Help Us Learn More About Pets and Seniors
I am the Executive Director of a senior center. Many of the older adults who are our “regulars” have been coming to the center for many years. Over the fall and winter months, we had what seems like an unusually high number of them suffer the loss of a spouse.
Because of this, we’ve recently decided to add more bereavement support programs to our monthly activities. At least for the next year or so. We are especially interested in learning more about pets and seniors, so we can create a program for our members.
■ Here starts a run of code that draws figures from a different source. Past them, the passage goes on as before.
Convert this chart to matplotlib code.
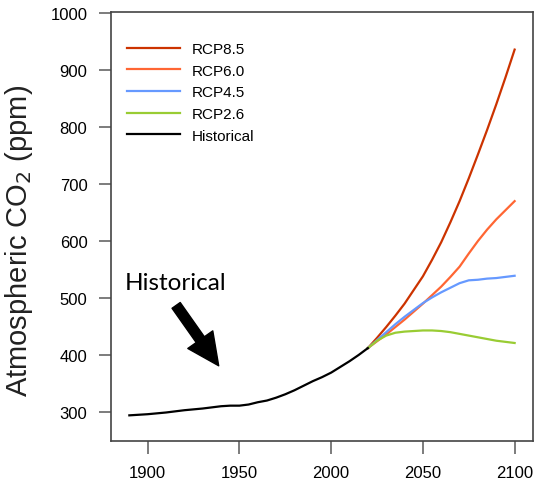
import matplotlib
matplotlib.use('Agg')
import matplotlib.pyplot as plt

plt.rcParams['font.family'] = ['Liberation Sans', 'DejaVu Sans']

# historical CO2 (ppm)
hist_years = [1890, 1900, 1910, 1920, 1930, 1940, 1945, 1950, 1955, 1960, 1965, 1970,
              1975, 1980, 1985, 1990, 1995, 2000, 2005, 2010, 2015, 2020]
hist_co2 = [294, 296, 299, 303, 306, 310, 311, 311, 313, 317, 320, 325,
            331, 338, 346, 354, 361, 369, 379, 389, 400, 412]

# scenarios, 5-year steps 2020-2100
rcp_years = list(range(2020, 2101, 5))
rcp85 = [412, 430, 449, 469, 490, 514, 538, 567, 598, 633, 670, 710, 752, 795, 840, 887, 936]
rcp60 = [412, 424, 436, 449, 462, 476, 490, 505, 520, 537, 555, 578, 600, 620, 638, 654, 670]
rcp45 = [412, 426, 440, 454, 467, 479, 491, 501, 510, 518, 526, 531, 532, 534, 535, 537, 539]
rcp26 = [412, 425, 434, 439, 441, 442, 443, 443, 442, 440, 437, 434, 431, 428, 425, 423, 421]

labels = ['RCP8.5', 'RCP6.0', 'RCP4.5', 'RCP2.6', 'Historical']
colors = ['#CC3300', '#FF6633', '#6699FF', '#99CC33', 'black']

fig = plt.figure(figsize=(5.37, 4.85), dpi=100)
ax = fig.add_axes([0.2067, 0.0887, 0.9925 - 0.2067, 0.9732 - 0.0887])

for data, lab, c in zip([rcp85, rcp60, rcp45, rcp26], labels[:4], colors[:4]):
    ax.plot(rcp_years, data, color=c, lw=1.6, label=lab)
ax.plot(hist_years, hist_co2, color='black', lw=1.6, label='Historical')

ax.set_xlim(1880, 2110)
ax.set_ylim(249, 1002)
ax.set_xticks([1900, 1950, 2000, 2050, 2100])
ax.set_yticks(range(300, 1001, 100))

for s in ax.spines.values():
    s.set_color('#444444')
    s.set_linewidth(1.2)
ax.tick_params(direction='out', length=9, width=1.2, color='#666666',
               labelsize=12, pad=8)

fig.text(0.036, 0.503, 'Atmospheric CO$_2$ (ppm)', rotation=90, ha='center', va='center',
         fontsize=21, color='#222222')

leg = ax.legend(loc='upper left', frameon=False, bbox_to_anchor=(0.005, 0.962),
                prop={'size': 11},
                handlelength=3.5, labelspacing=0.5, handletextpad=0.75)

ax.text(1887.5, 516, 'Historical', fontsize=17.5, family='Lato', va='baseline')
ax.annotate('', xy=(1938.7, 381), xytext=(1915.5, 487),
            arrowprops=dict(arrowstyle='simple,head_width=2.2,head_length=2.3,tail_width=0.72',
                            color='black', shrinkA=0, shrinkB=0, mutation_scale=10))

fig.savefig('out.png', dpi=100)
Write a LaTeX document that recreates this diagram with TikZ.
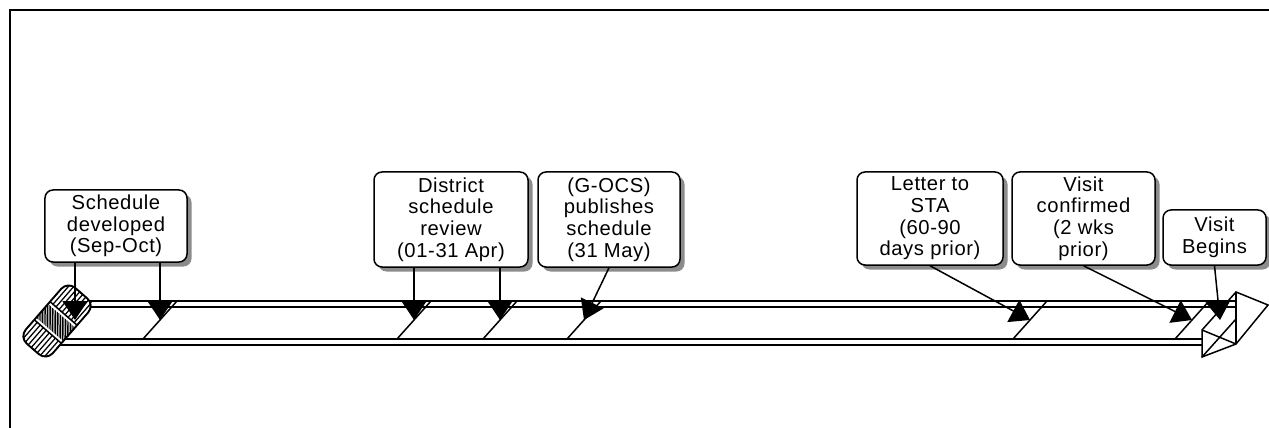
\documentclass[tikz,border=0pt]{standalone}
\usepackage{fontspec}
\newfontfamily\boxfont[LetterSpace=3]{Liberation Sans}
\usetikzlibrary{shapes, arrows.meta, shadows}

\tikzstyle{event} = [rectangle, rounded corners=1.6mm, draw=black, line width=0.3mm, fill=white, align=center, inner sep=0pt, font={\boxfont\fontsize{11.5}{12.3}\selectfont}, drop shadow={shadow xshift=0.9mm, shadow yshift=-0.9mm, fill=black!45, opacity=1}]
\tikzstyle{arrow} = [line width=0.3mm, -{Triangle[width=5mm, length=3.8mm]}]
\tikzstyle{ribbon} = [line width=0.3mm]

\begin{document}
\begin{tikzpicture}[x=0.2mm, y=-0.2mm]
\useasboundingbox (0,0) rectangle (1269,428);

% Frame
\draw [line width=0.5mm] (10,428) -- (10,10) -- (1269,10);

% Ribbon edges
\draw [ribbon] (55,301) -- (1236,301);
\draw [ribbon] (55,307) -- (1236,307);
\draw [ribbon] (40,339) -- (1202,339);
\draw [ribbon] (40,345) -- (1202,345);

% Segment marks, with the points the pointers land on
\foreach \x [count=\i from 0] in {58, 143, 397, 483, 567, 1013, 1175}
  \draw [ribbon] (\x,339) -- coordinate (m\i) ++(34,-38);

% Arrow head at the right end
\coordinate (aA) at (1236,292);
\coordinate (aB) at (1236,319);
\coordinate (aC) at (1236,344);
\coordinate (aD) at (1202,357);
\coordinate (aE) at (1202,330);
\coordinate (aT) at (1268,305);
\coordinate (aM) at (1220,320);
\draw [ribbon] (aE) -- (aA) -- (aT) -- (aC) -- (aD) -- cycle;
\draw [ribbon] (aA) -- (aC);
\draw [ribbon] (aE) -- (aC);
\draw [ribbon] (aD) -- (aB);

% Cylinder at the left end
\begin{scope}[shift={(57,321)}, rotate=49]
  \draw [line width=0.35mm, fill=white, rounded corners=2mm] (-37,-18) rectangle (37,18);
  \clip [rounded corners=2mm] (-37,-18) rectangle (37,18);
  \foreach \v in {-14,-10,...,14}
    \draw [line width=0.25mm] (-37,\v) -- (-14,\v) (10,\v) -- (37,\v);
  \begin{scope}
    \clip (-11,-18) rectangle (7,18);
    \foreach \u in {-60,-57.5,...,10}
      \draw [line width=0.2mm] (\u,18) -- ++(41,-36);
  \end{scope}
  \draw [line width=0.3mm] (-14,-18) -- (-14,18) (10,-18) -- (10,18);
  \draw [line width=0.35mm, rounded corners=2mm] (-37,-18) rectangle (37,18);
\end{scope}

% Events
\node (sched) [event, minimum width=28.4mm, minimum height=14.4mm] at (116,226) {Schedule\\developed\\(Sep-Oct)};
\node (review) [event, minimum width=30.8mm, minimum height=19mm] at (451,219.5) {District\\schedule\\review\\(01-31 Apr)};
\node (publish) [event, minimum width=28.4mm, minimum height=19mm] at (609,219.5) {(G-OCS)\\publishes\\schedule\\(31 May)};
\node (letter) [event, minimum width=29.2mm, minimum height=18.6mm] at (930,218.5) {Letter to\\STA\\(60-90\\days prior)};
\node (confirm) [event, minimum width=28.6mm, minimum height=18.6mm] at (1083.5,218.5) {Visit\\confirmed\\(2 wks\\prior)};
\node (begins) [event, minimum width=20.6mm, minimum height=11mm] at (1214.5,237.5) {Visit\\Begins};

% Pointers
\draw [arrow] (sched.south -| m0) -- (m0);
\draw [arrow] (sched.south -| m1) -- (m1);
\draw [arrow] (review.south -| m2) -- (m2);
\draw [arrow] (review.south -| m3) -- (m3);
\draw [arrow] (publish.south) -- (m4);
\draw [arrow] (letter.south) -- (m5);
\draw [arrow] (confirm.south) -- (m6);
\draw [arrow] (begins.south) -- (aM);

\end{tikzpicture}
\end{document}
We would also like to know more about the benefits having a pet offers older adults, how to choose a pet when you are a senior and where to search for a pet.
Do you have any suggestions for putting this program together?
Helping Seniors and Pets Make a Connection
What an interesting idea for a program! I’m sure it is one that will be well received by your group.
Pets make loyal companions and can help fill a void after the loss of a loved one. Seniors who have a furry friend enjoy many health benefits including:
• A sense of purpose that often translates to an older adult taking better care of themselves because they know their pet is counting on them.
• Improves the likelihood a senior will stay active either by playing with a cat every morning or taking the dog for a daily walk.
• Better chance the older adult will socialize more, whether it is by taking the cat to be groomed and talking with other cat lovers or visiting the local dog park each day.
• Lower rates of loneliness, stress and depression because they have a friend in the house to talk to.
But there is a lot to consider before a senior makes a commitment to bringing a pet home. Here are a few factors you will want to share with your group:
• Exercise: Dogs need to get out to stretch their legs (and take care of business!) a few times a day. Does the senior have mobility issues that could make this challenging or even put them at risk for a fall? By contrast, most cats are perfectly content living indoors.
• Budget: Some breeds of cats and dogs are higher maintenance than others. From veterinary bills to special diets and frequent grooming, the expenses associated with owning a pet can add up quickly.
• Space: Another thing to consider is space. Does the senior live in a private home and plan to remain there? Or will they be moving to a senior living community in the near future? While some breeds of dogs like Golden Retrievers have great temperaments that make them an ideal dog for a senior, they also need a lot of space! (Benchmark’s pet policy)
As far as where to search for a pet, there are several options older adults can explore. One is a local pet shelter. Another is to contact trusted veterinarians in their community. Both of these groups can help seniors connect with a pet that needs a home.
My final tip is to encourage your senior center members to adopt an older pet. Many senior animals are passed over in favor of puppies and younger pets at area shelters. But older cats and dogs make great companions for older adults!
Best of luck putting your program together, Nedra!